LATITUDES

«S’enjailler» et les autres mots de juin

Le langage révèle l’époque. Notre chroniqueuse s’interroge ce mois-ci sur l’usage des termes «s’enjailler», «incitations» et «flasques».

S’enjailler

Cette année, 170 nouveaux mots ont débarqué dans l’édition 2022 du Petit Larousse qui paraît ce mois. On y découvre bien des anglicismes -«cluster», «mocktail», «batch cooking» ou «click and collect»-, mais surtout des termes issus du vocabulaire de la pandémie. Ils sont là, alors qu’on espérait pouvoir les oublier. Reste à souhaiter qu’ils figurent sur la prochaine liste des mots expurgés des dictionnaires parce qu’inusités.

Longue vie en revanche à «s’enjailler», une très agréable nouveauté lexicale que ce mois de juin devrait permettre de décliner à de multiples occasions. Ce verbe d’origine nouchi, le langage argotique ivoirien, signifie s’amuser, faire la fête. Son étymologie viendrait soit de l’anglais «enjoy», venant du français «jouir», soit d’une déformation de «jaillir».

Après le confinement, place à l’enjaillement!

Incitations

Les mesures incitatives se multiplient là où on peine à convaincre les indécis et les récalcitrants à se faire vacciner contre le Covid-19. Comment orienter le comportement de ces individus et les aider à franchir le pas? Carottes et bâtons sont des outils au service de l’efficacité des politiques publiques. Pas question de contraindre, c’est la politique de la carotte qui est partout mise en œuvre. Donuts, bières, bons dans les supermarchés, avantages financiers, billets de baseball, cannabis, rien ne choque, tout est bon pour inciter à l’injection. «C’est le prix de la sortie de crise», clament les uns, «prime à l’incivisme», «prostitution vaccinale», rétorquent d’autres.

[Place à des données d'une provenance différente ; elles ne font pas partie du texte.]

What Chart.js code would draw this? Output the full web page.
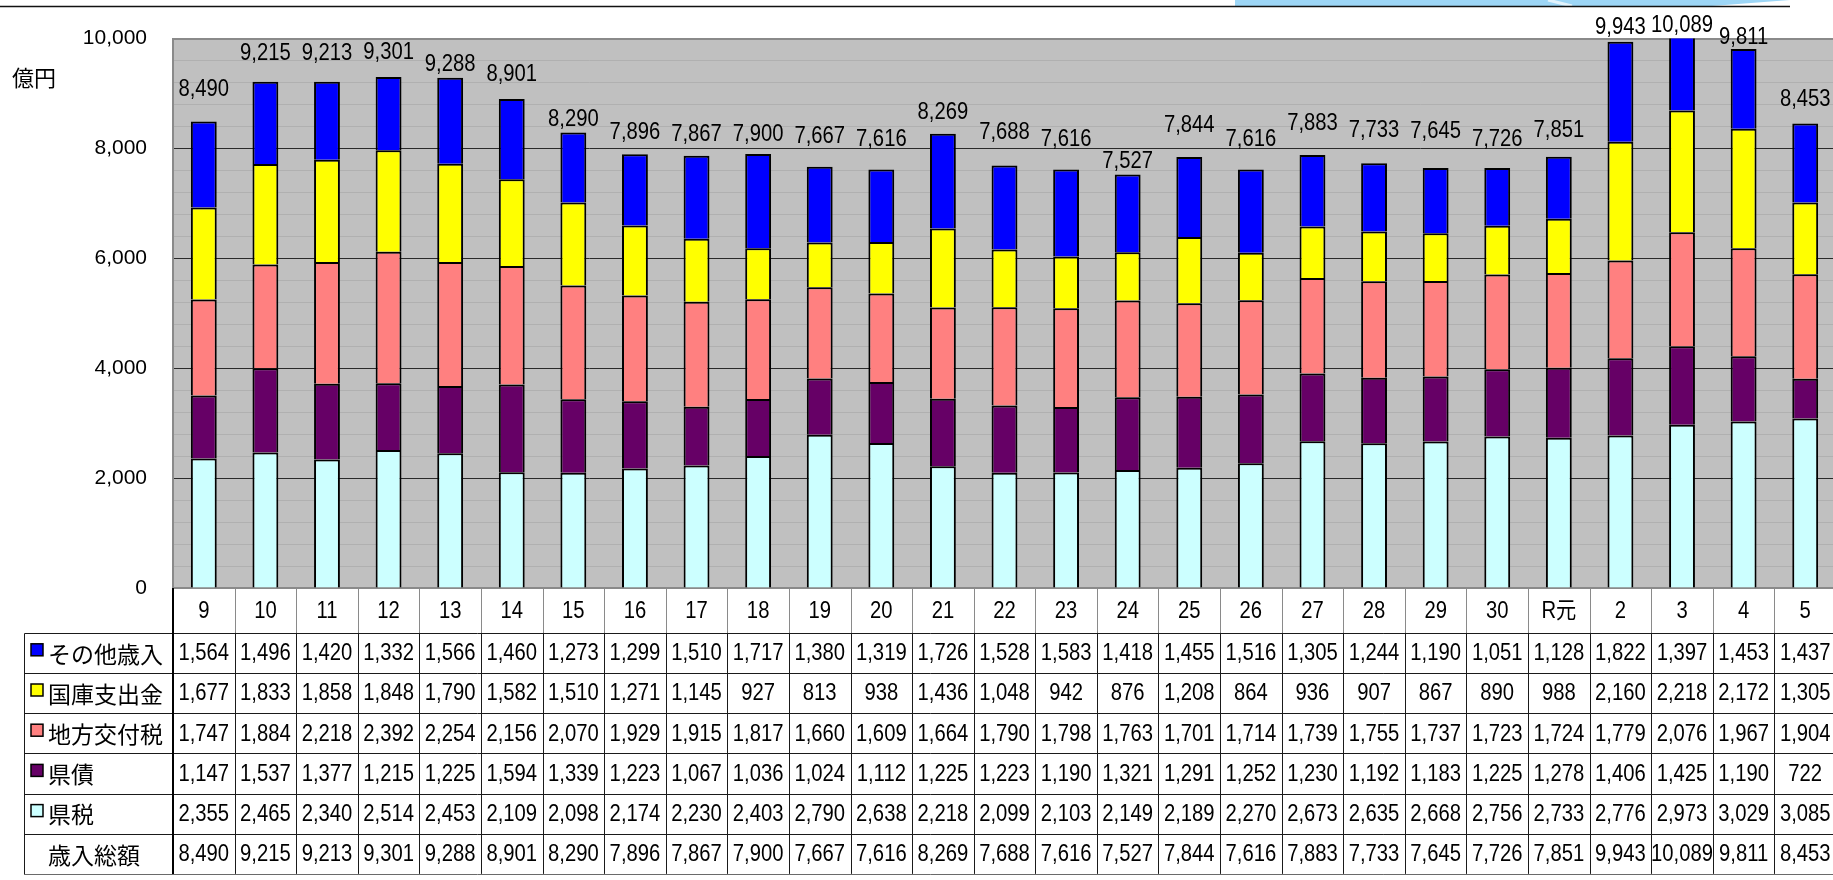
<!DOCTYPE html>
<html lang="ja">
<head>
<meta charset="utf-8">
<title>歳入の推移</title>
<script src="https://cdn.jsdelivr.net/npm/chart.js@4.4.1/dist/chart.umd.min.js"></script>
<style>
  html, body { margin: 0; padding: 0; background: #fff; overflow: hidden; width: 1833px; height: 880px; }
  canvas { display: block; }
</style>
</head>
<body>
<canvas id="revenueChart" width="1836" height="880"></canvas>
<script>
// 年度
const categories = ['9', '10', '11', '12', '13', '14', '15', '16', '17', '18', '19', '20', '21', '22',
  '23', '24', '25', '26', '27', '28', '29', '30', 'R元', '2', '3', '4', '5'];

// 歳入の内訳（億円）
const otherRevenue = [1564, 1496, 1420, 1332, 1566, 1460, 1273, 1299, 1510, 1717, 1380, 1319, 1726, 1528,
  1583, 1418, 1455, 1516, 1305, 1244, 1190, 1051, 1128, 1822, 1397, 1453, 1437];
const treasuryGrants = [1677, 1833, 1858, 1848, 1790, 1582, 1510, 1271, 1145, 927, 813, 938, 1436, 1048,
  942, 876, 1208, 864, 936, 907, 867, 890, 988, 2160, 2218, 2172, 1305];
const localAllocationTax = [1747, 1884, 2218, 2392, 2254, 2156, 2070, 1929, 1915, 1817, 1660, 1609, 1664, 1790,
  1798, 1763, 1701, 1714, 1739, 1755, 1737, 1723, 1724, 1779, 2076, 1967, 1904];
const prefBonds = [1147, 1537, 1377, 1215, 1225, 1594, 1339, 1223, 1067, 1036, 1024, 1112, 1225, 1223,
  1190, 1321, 1291, 1252, 1230, 1192, 1183, 1225, 1278, 1406, 1425, 1190, 722];
const prefTax = [2355, 2465, 2340, 2514, 2453, 2109, 2098, 2174, 2230, 2403, 2790, 2638, 2218, 2099,
  2103, 2149, 2189, 2270, 2673, 2635, 2668, 2756, 2733, 2776, 2973, 3029, 3085];
const totalRevenue = [8490, 9215, 9213, 9301, 9288, 8901, 8290, 7896, 7867, 7900, 7667, 7616, 8269, 7688,
  7616, 7527, 7844, 7616, 7883, 7733, 7645, 7726, 7851, 9943, 10089, 9811, 8453];

// 縦軸
const yMax = 10000;
const yMajorStep = 2000;
const yMinorStep = 400;
const yUnit = '億円';

// 総額ラベルを棒の上へ持ち上げる量（px）
const totalLabelLift = [32, 28, 28, 24, 13, 24, 13, 21.5, 21, 19, 30, 29.5, 21, 32.7, 29.5, 13.3, 31.8,
  29.5, 31, 32, 36, 24, 26.5, 14, 8, 11, 24];

const fmt = v => v.toLocaleString('en-US');
const NUM_FONT = '23px "Liberation Sans", "Noto Sans CJK JP", sans-serif';
const JP_FONT = '23px "Noto Sans CJK JP", sans-serif';

// 縦長の数字を描くための横圧縮テキスト
function narrowText(ctx, text, x, y, align) {
  ctx.save();
  ctx.translate(x, y);
  ctx.scale(0.88, 1);
  ctx.textAlign = align || 'center';
  ctx.textBaseline = 'middle';
  ctx.fillText(text, 0, 0);
  ctx.restore();
}

// 表の行（上から）
const tableRows = [
  { name: 'その他歳入', values: otherRevenue, color: '#0000FF' },
  { name: '国庫支出金', values: treasuryGrants, color: '#FFFF00' },
  { name: '地方交付税', values: localAllocationTax, color: '#FF8080' },
  { name: '県債', values: prefBonds, color: '#660066' },
  { name: '県税', values: prefTax, color: '#CCFFFF' },
  { name: '歳入総額', values: totalRevenue, color: null }
];

const pageBackground = {
  id: 'pageBackground',
  beforeDraw(chart) {
    const { ctx, chartArea: a } = chart;
    ctx.save();
    ctx.fillStyle = '#ffffff';
    ctx.fillRect(0, 0, chart.width, chart.height);
    // 上部の飾り帯
    ctx.fillStyle = '#9dd6f6';
    ctx.beginPath();
    ctx.moveTo(1235, 0);
    ctx.lineTo(1790, 0);
    ctx.lineTo(1712, 6);
    ctx.lineTo(1235, 6);
    ctx.closePath();
    ctx.fill();
    ctx.strokeStyle = 'rgba(255,255,255,0.7)';
    ctx.lineWidth = 3;
    ctx.beginPath();
    ctx.moveTo(1548, 0);
    ctx.lineTo(1572, 6);
    ctx.stroke();
    ctx.strokeStyle = '#111';
    ctx.lineWidth = 1.5;
    ctx.beginPath();
    ctx.moveTo(0, 6.5);
    ctx.lineTo(1790, 6.5);
    ctx.stroke();
    // 描画領域の背景
    ctx.fillStyle = '#c0c0c0';
    ctx.fillRect(a.left, a.top, a.right - a.left, a.bottom - a.top);
    // 単位
    ctx.fillStyle = '#000';
    ctx.font = '22px "Noto Sans CJK JP", sans-serif';
    ctx.textAlign = 'left';
    ctx.textBaseline = 'middle';
    ctx.fillText(yUnit, 12, 78);
    ctx.restore();
  }
};

const totalLabels = {
  id: 'totalLabels',
  afterDatasetsDraw(chart) {
    const { ctx } = chart;
    const xs = chart.scales.x, ys = chart.scales.y;
    ctx.save();
    ctx.fillStyle = '#000';
    ctx.font = NUM_FONT;
    totalRevenue.forEach((v, i) => {
      const x = xs.getPixelForValue(i);
      const y = ys.getPixelForValue(v) - totalLabelLift[i];
      narrowText(ctx, fmt(v), x, y, 'center');
    });
    ctx.restore();
  }
};

const dataTable = {
  id: 'dataTable',
  afterDraw(chart) {
    const { ctx, chartArea: a } = chart;
    const n = categories.length;
    const w = (a.right - a.left) / n;
    const headTop = a.bottom;
    const headBottom = 632.7;
    const rowH = 40.2;
    const tableLeft = 24.5;
    const tableBottom = headBottom + rowH * tableRows.length;
    const px = v => Math.round(v) + 0.5;

    ctx.save();
    // 年度の行
    ctx.strokeStyle = '#8a8a8a';
    ctx.lineWidth = 1;
    for (let i = 1; i <= n; i++) {
      const x = px(a.left + i * w);
      ctx.beginPath();
      ctx.moveTo(x, headTop);
      ctx.lineTo(x, headBottom);
      ctx.stroke();
    }
    // 数値の行の縦線
    ctx.strokeStyle = '#1a1a1a';
    for (let i = 1; i <= n; i++) {
      const x = px(a.left + i * w);
      ctx.beginPath();
      ctx.moveTo(x, headBottom);
      ctx.lineTo(x, tableBottom);
      ctx.stroke();
    }
    // 横線
    for (let r = 0; r <= tableRows.length; r++) {
      const y = px(headBottom + r * rowH);
      ctx.strokeStyle = r === tableRows.length ? '#6a6a6a' : '#1a1a1a';
      ctx.beginPath();
      ctx.moveTo(tableLeft, y);
      ctx.lineTo(chart.width, y);
      ctx.stroke();
    }
    // 左端の枠
    ctx.strokeStyle = '#1a1a1a';
    ctx.beginPath();
    ctx.moveTo(tableLeft, px(headBottom));
    ctx.lineTo(tableLeft, px(tableBottom));
    ctx.stroke();
    // 見出し列と数値列の境界
    ctx.strokeStyle = '#000';
    ctx.lineWidth = 2;
    ctx.beginPath();
    ctx.moveTo(a.left, headTop);
    ctx.lineTo(a.left, tableBottom);
    ctx.stroke();

    // 年度
    ctx.fillStyle = '#000';
    ctx.font = NUM_FONT;
    categories.forEach((c, i) => {
      narrowText(ctx, c, chart.scales.x.getPixelForValue(i), (headTop + headBottom) / 2 + 1, 'center');
    });

    // 各行
    tableRows.forEach((row, r) => {
      const cy = headBottom + r * rowH + rowH / 2;
      if (row.color) {
        ctx.fillStyle = row.color;
        ctx.fillRect(31, cy - 9, 12, 12);
        ctx.strokeStyle = '#000';
        ctx.lineWidth = 1.5;
        ctx.strokeRect(31, cy - 9, 12, 12);
      }
      ctx.fillStyle = '#000';
      ctx.font = JP_FONT;
      ctx.textAlign = 'left';
      ctx.textBaseline = 'middle';
      ctx.fillText(row.name, 48, cy + 1);
      ctx.font = NUM_FONT;
      row.values.forEach((v, i) => {
        narrowText(ctx, fmt(v), chart.scales.x.getPixelForValue(i), cy + 1, 'center');
      });
    });
    ctx.restore();
  }
};

const barStyle = { borderColor: '#000', borderWidth: 2, barPercentage: 0.42, categoryPercentage: 1 };

new Chart(document.getElementById('revenueChart'), {
  type: 'bar',
  data: {
    labels: categories,
    datasets: [
      { label: '県税', data: prefTax, backgroundColor: '#CCFFFF', ...barStyle },
      { label: '県債', data: prefBonds, backgroundColor: '#660066', ...barStyle },
      { label: '地方交付税', data: localAllocationTax, backgroundColor: '#FF8080', ...barStyle },
      { label: '国庫支出金', data: treasuryGrants, backgroundColor: '#FFFF00', ...barStyle },
      { label: 'その他歳入', data: otherRevenue, backgroundColor: '#0000FF', ...barStyle }
    ]
  },
  options: {
    responsive: false,
    animation: false,
    devicePixelRatio: 1,
    layout: { padding: { top: 36, left: 0, right: 0, bottom: 0 } },
    plugins: {
      legend: { display: false },
      tooltip: { enabled: false }
    },
    scales: {
      x: {
        stacked: true,
        grid: { display: false },
        ticks: { display: false },
        border: { display: true, color: '#8a8a8a', width: 2 },
        afterFit(scale) { scale.height = 292; }
      },
      y: {
        stacked: true,
        min: 0,
        max: yMax,
        afterFit(scale) { scale.width = 173; },
        border: { display: true, color: '#8a8a8a', width: 2 },
        grid: {
          drawTicks: false,
          color: ctx => {
            const v = ctx.tick.value;
            if (v === yMax || v === 0) return '#8a8a8a';
            return v % yMajorStep === 0 ? '#2a2a2a' : '#b0b0b0';
          },
          lineWidth: ctx => (ctx.tick.value === yMax ? 2 : 1)
        },
        ticks: {
          stepSize: yMinorStep,
          autoSkip: false,
          padding: 26,
          color: '#000',
          font: { family: '"Liberation Sans", sans-serif', size: 21 },
          callback: v => (v % yMajorStep === 0 ? fmt(v) : '')
        }
      }
    }
  },
  plugins: [pageBackground, totalLabels, dataTable]
});
</script>
</body>
</html>
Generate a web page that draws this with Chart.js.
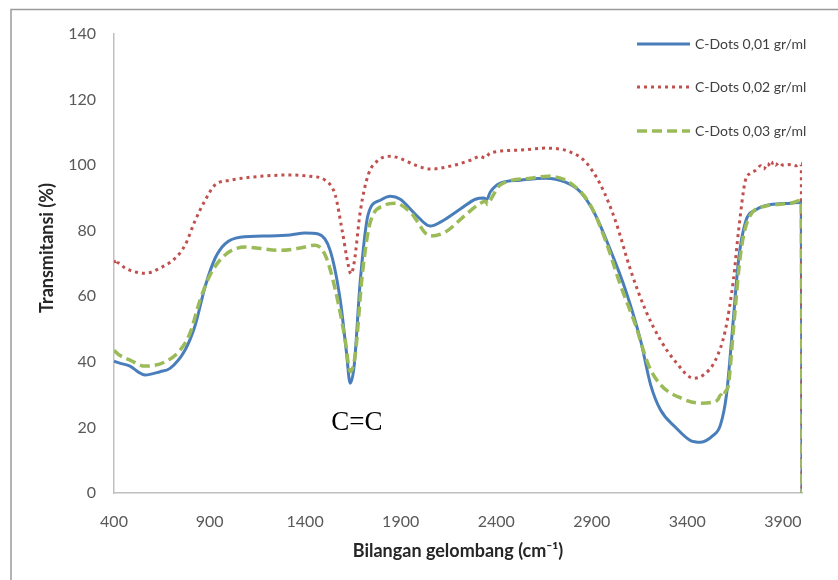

Mais attention à l’effet contreproductif de ces démarches incitatives, met en garde Gérald Bronner. Le sociologue appelle à la prudence lorsqu’on use d’incitations en matière de santé publique. «En gratifiant ceux qui accepteront de se faire vacciner, on peut aussi donner l’impression qu’il s’agit d’une forme de compensation pour le risque pris, ou encore dégrader la fierté que l’on peut avoir de se faire vacciner pour le bien commun» estimait-il dans Le Monde en mai 2021.

Flasques

«Si t’as pas une flasque quand tu cours ou fais du trail, t’es largué!» Fini la gourde dans une poche de son sac à dos. La gourde a quitté les sentiers pédestres pour devenir urbaine. Exhibée dans d’élégants petits sacs, elle s’est muée en accessoire mode.

Une occasion à saisir pour la remplacer et innover en matière d’hydratation des sportifs d’endurance. L’heure est venue de renouveler leur équipement en optant pour les nouveaux sacs et gilets d’hydratation. Ceux-ci n’ont plus de filets latéraux destinés aux gourdes mais des dispositifs à même d’accueillir des flasques souples.

Une flasque est un récipient plat, longtemps destiné à contenir de l’eau-de-vie. Devenue souple et légère, car conçue en matière synthétique, elle maintient désormais en vie des sportifs qui la remplissent de boisson énergétique. Une ombre au tableau: son odeur de plastique qui suscite de nombreux échanges sur les réseaux sociaux. Vinaigre et bicarbonate l’élimineraient. A moins qu’elle ne soit le fruit de la nostalgie des gourdes inodores en acier inoxydable!